【夫婦編】「私が本気で悩んでいるのに…」

【Q】
結婚して5年、来春幼稚園に上がる息子がいます。すでに小学校や幼稚園に子どもを通わせているお母さんたちと話をすると、皆「幼稚園選びが大事」と言います。人気のある幼稚園は並んで申込みをしないと入れないとも聞くので、早めに決めようと、私なりに調べたり、幼稚園に行ってみたりもしました。夫に、「私は××幼稚園か、××幼稚園のどっちかがいいと思うんだけど・・・?」と聞いたのですが、夫の答えは「ああ。どっちでもいんじゃないか」。
私が本気で悩んでいるのに何なの?!
いつもそんな風なら、腹も立たないと思うんです。でも、いつも子どものしつけについては、細かいし、うるさいんです。例えば子どもの片付け方が悪いと子どもに延々お説教するし、私にも「お前がもっとちゃんとしつけなくちゃダメだろ」と文句を言います。きっと、幼稚園選びがうまくいったら「俺が決めた」、うまくいかなかったら「お前が決めた」って言うんです。

【A】
なるほど。ご相談者のあなた、実はこの「幼稚園選び事件」以外にも最近夫に腹が立つことが増えていませんか?
「私が本気で悩んでいる」幼稚園選びには「どっちでも」と答えるくせに、他のことでは「細かいし、うるさい」、子どものしつけでは「お前がもっとちゃんとやれ」みたいな・・・。結果がうまくいけば「俺の手柄」、失敗すれば「お前のせい」。このご相談への私の率直な意見としましては、「夫の選び方を間違えましたね。選び直してみてはいかがでしょう」と申し上げたいところではありますが、実際選び直したとしても、またまた、こういう男性に当たる確率が大変高い。要するに、憲法では「男女平等」と謳っているけれど、実際の世の中は、家庭の縁の下のさらに下の準備は、女性である妻の役目。その結果が成功すれば一家の主である夫の面目躍如。「良妻賢母」とか「三歩下がって…」とかいう言葉は、100年も前の言葉かと思いきや、言葉自体はほんとんど死語状態になっているにもかかわらず、その精神は脈々と生きている・・・。

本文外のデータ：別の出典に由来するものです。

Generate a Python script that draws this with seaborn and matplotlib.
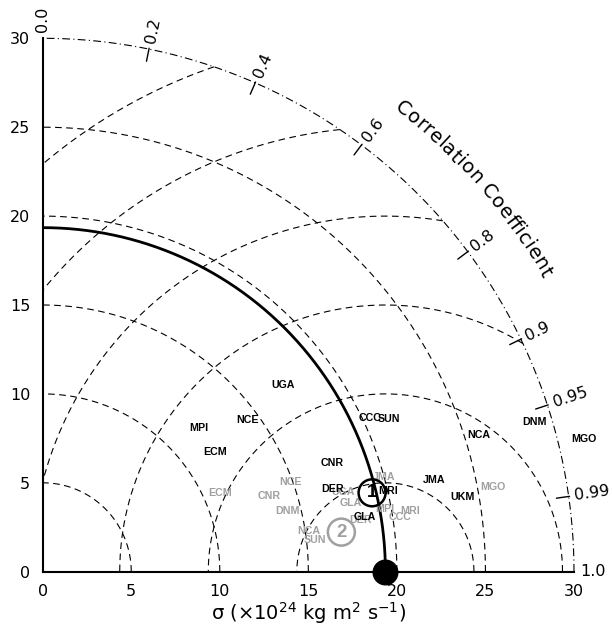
import numpy as np
import pandas as pd
import matplotlib
matplotlib.use("Agg")
import matplotlib.pyplot as plt
import seaborn as sns

# ---------------- data ----------------
ref_std = 19.35
std_ticks = [0, 5, 10, 15, 20, 25, 30]
corr_ticks = [0.0, 0.2, 0.4, 0.6, 0.8, 0.9, 0.95, 0.99, 1.0]
corr_tick_labels = ["0.0", "0.2", "0.4", "0.6", "0.8", "0.9", "0.95", "0.99", "1.0"]
std_circles = [5, 10, 15, 20, 25]
rms_circles = [5, 10, 15, 20, 25, 30]

models_1 = ["UGA", "MPI", "NCE", "ECM", "CCC", "SUN", "CNR", "DER", "MRI", "GLA",
            "DNM", "MGO", "NCA", "JMA", "UKM"]
std_1 = [17.16, 11.93, 14.36, 11.84, 20.41, 21.34, 17.47, 16.99, 20.01, 18.44,
         29.00, 31.48, 25.81, 22.68, 24.06]
corr_1 = [0.7914, 0.7367, 0.8050, 0.8217, 0.9064, 0.9157, 0.9370, 0.9617, 0.9740, 0.9860,
          0.9569, 0.9714, 0.9548, 0.9740, 0.9846]

models_2 = ["JMA", "ECM", "NCE", "CNR", "DNM", "UGA", "GLA", "MPI", "MRI", "CCC",
            "DER", "NCA", "SUN", "MGO"]
std_2 = [19.99, 10.96, 14.86, 13.50, 14.24, 17.54, 17.80, 19.62, 21.05, 20.43,
         18.17, 15.18, 15.46, 25.87]
corr_2 = [0.9636, 0.9143, 0.9407, 0.9490, 0.9713, 0.9669, 0.9760, 0.9836, 0.9868, 0.9887,
          0.9873, 0.9888, 0.9932, 0.9830]

mean_labels = ["1", "2"]
mean_std = [19.12, 17.01]
mean_corr = [0.9727, 0.9914]

GRAY = "#a0a0a0"

# ---------------- helpers ----------------
def to_xy(s, c):
    s = np.asarray(s, float)
    th = np.arccos(np.asarray(c, float))
    return s * np.cos(th), s * np.sin(th)

sns.set_style("white")
plt.rcParams["font.family"] = ["DejaVu Sans"]
for k in ["text.color", "axes.labelcolor", "xtick.color", "ytick.color", "axes.edgecolor"]:
    plt.rcParams[k] = "black"

fig = plt.figure(figsize=(6.12, 6.38), dpi=100)
ax = fig.add_axes([42.7 / 612, (638 - 571.7) / 638, (574 - 42.7) / 612, (571.7 - 38.3) / 638])
ax.set_xlim(0, 30)
ax.set_ylim(0, 30)
RMAX = std_ticks[-1]

dash = (0, (6, 4))
th = np.linspace(0, np.pi / 2, 600)
for r in std_circles:
    ax.plot(r * np.cos(th), r * np.sin(th), color="black", lw=0.8, ls=dash, clip_on=False, zorder=1)
ax.plot(RMAX * np.cos(th), RMAX * np.sin(th), color="black", lw=0.8,
        ls=(0, (7, 3, 1, 3)), clip_on=False, zorder=1)

phi = np.linspace(0, np.pi, 3000)
for r in rms_circles:
    x = ref_std + r * np.cos(phi)
    y = r * np.sin(phi)
    m = (x >= 0) & (x ** 2 + y ** 2 <= RMAX ** 2)
    ax.plot(np.where(m, x, np.nan), np.where(m, y, np.nan), color="black", lw=0.8,
            ls=dash, clip_on=False, zorder=1)

# reference std arc
ax.plot(ref_std * np.cos(th), ref_std * np.sin(th), color="black", lw=2.0, zorder=2)

# correlation ticks and labels
for c, lab in zip(corr_ticks, corr_tick_labels):
    t = np.arccos(c)
    if 0.0 < c < 1.0:
        ax.plot([29.3 * np.cos(t), 30.05 * np.cos(t)], [29.3 * np.sin(t), 30.05 * np.sin(t)],
                color="black", lw=1.0, clip_on=False)
    rr = 30.35
    ax.text(rr * np.cos(t), rr * np.sin(t), lab, rotation=np.degrees(t), rotation_mode="anchor",
            ha="left", va="center", fontsize=11.5, clip_on=False)

# curved title "Correlation Coefficient"
title = "Correlation Coefficient"
fs = 14
renderer = fig.canvas.get_renderer()
def txt_width(s):
    tt = ax.text(0, 0, s, fontsize=fs)
    w = tt.get_window_extent(renderer).width
    tt.remove()
    return w
widths = []
for ch in title:
    if ch == " ":
        widths.append(txt_width("n n") - txt_width("nn"))
    else:
        widths.append(txt_width(ch))
px_per_unit = (574 - 42.7) / 30.0
R = 33.0
Rpx = R * px_per_unit
theta_c = np.radians(41.5)
W = sum(widths) * 1.04
cum = 0.0
for ch, w in zip(title, widths):
    w = w * 1.04
    tpos = theta_c + (W / 2 - (cum + w / 2)) / Rpx
    cum += w
    if ch == " ":
        continue
    ax.text(R * np.cos(tpos), R * np.sin(tpos), ch, fontsize=fs, rotation=np.degrees(tpos) - 90,
            rotation_mode="anchor", ha="center", va="center", clip_on=False)

# model labels
x2, y2 = to_xy(std_2, corr_2)
for name, xx, yy in zip(models_2, x2, y2):
    ax.text(xx, yy, name, color=GRAY, fontsize=7.7, fontweight="bold", family="Liberation Sans",
            ha="center", va="center", zorder=3)
x1, y1 = to_xy(std_1, corr_1)
for name, xx, yy in zip(models_1, x1, y1):
    ax.text(xx, yy, name, color="black", fontsize=7.7, fontweight="bold", family="Liberation Sans",
            ha="center", va="center", zorder=4)

# ensemble means
xm, ym = to_xy(mean_std, mean_corr)
for lab, xx, yy, col in zip(mean_labels, xm, ym, ["black", GRAY]):
    ax.scatter([xx], [yy], s=377, facecolors="none", edgecolors=col, linewidths=1.8, zorder=5)
    ax.text(xx, yy, lab, color=col, fontsize=13.5, fontweight="bold", family="Liberation Sans",
            ha="center", va="center", zorder=5)

# reference point
ref_df = pd.DataFrame({"std": [ref_std], "y": [0.0]})
sns.scatterplot(data=ref_df, x="std", y="y", s=300, color="black", edgecolor="black",
                ax=ax, clip_on=False, zorder=6, legend=False)

# axes
sns.despine(ax=ax)
for sp in ["left", "bottom"]:
    ax.spines[sp].set_linewidth(1.5)
    ax.spines[sp].set_color("black")
ax.set_xticks(std_ticks)
ax.set_yticks(std_ticks)
ax.set_xticklabels([str(v) for v in std_ticks])
ax.set_yticklabels([str(v) for v in std_ticks])
ax.tick_params(direction="out", length=7, width=1.2, labelsize=11.5, pad=2,
               color="black", labelcolor="black")
ax.set_xlabel("σ (×10$^{24}$ kg m$^{2}$ s$^{-1}$)", fontsize=14, labelpad=1, color="black")
ax.set_ylabel("")

fig.savefig("out.png", dpi=100)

女性が「本気で悩んでいる」と聞いて、「はっ? 女も悩むんだぁ?」とまでは言わないまでも、男が本気で悩む時というのは、夏目漱石の「文芸は男子一生の事業とするに足らざる乎」とか、「天下分け目の××」とかのように、「一生」であったり、「天下」であったり…。それに比べて、女の悩みというのは「小さい、小さい」と思っている男の方々、たくさんいますよね?(もっとも、このQ&Aの読者の男性諸氏は、そうは考えていないことと思いますが(笑))

さて、鳥の仲間は、つがいで子育てをする種が多いんです。これは、ヒナが孵ったとき、体にほとんど毛がなく、飛べるようになるまでに日数がかかるので、雌だけでは餌を与えながら(餌の確保のために巣を離れる)、しかも外敵からヒナを守るということができないからです。ところが鳥以外の動物を見ると、雄が雌に協力して子育てをする種は、ほんのわずかしかいません。私たちの祖先と言われる大型類人猿の仲間たち、チンパンジーやボノボも、ほぼ雌だけが必死で小さな赤ちゃんを育てます。赤ちゃんは割とすぐ、自分で走ったり、木に登って実を取ったりできるようになりますから、雄の協力はさほど必要ないということなのでしょう。

そこで、人間はどうですか?
ご相談者のお子さんは来春幼稚園とのことですから、3歳あるいは4歳。人間の赤ちゃんは生まれて数年は、走れませんし、木登りもできません。一人で食事をすることもできませんよね。3つ、4つになるとどうですか? まあ、充分にとはいえませんが、とりあえず箸やスプーンを持って一人で食べられるレベルにはなります。見方を逆にすれば、その頃までは、夫も協力しないと妻がしんどい。人間は、そんな動物です。ですから、その頃までは、一緒に育てるという習慣がある。「どっちでも」というあなたの夫の答えの中には、「そろそろ、俺は子育てから離脱しも大丈夫だよな」という無意識の意識があったのかもしれませんね。

「人」という種は、子育てが終わった後も、夫婦が愛し合い、豊かに生きることのできる唯一の種ですから、あなたも夫とご自身の気持ちや意見を率直に話し合ってみてください。そして、お子さんも男の子のようですから、お子さんには「男の子でしょ!」という育て方はやめましょうね。「子育てに協力しない夫の再生産」、つまり、今あなたが悩んでいることと全く同じ悩みを、あなたの息子の相手が感じることになってしまいますから!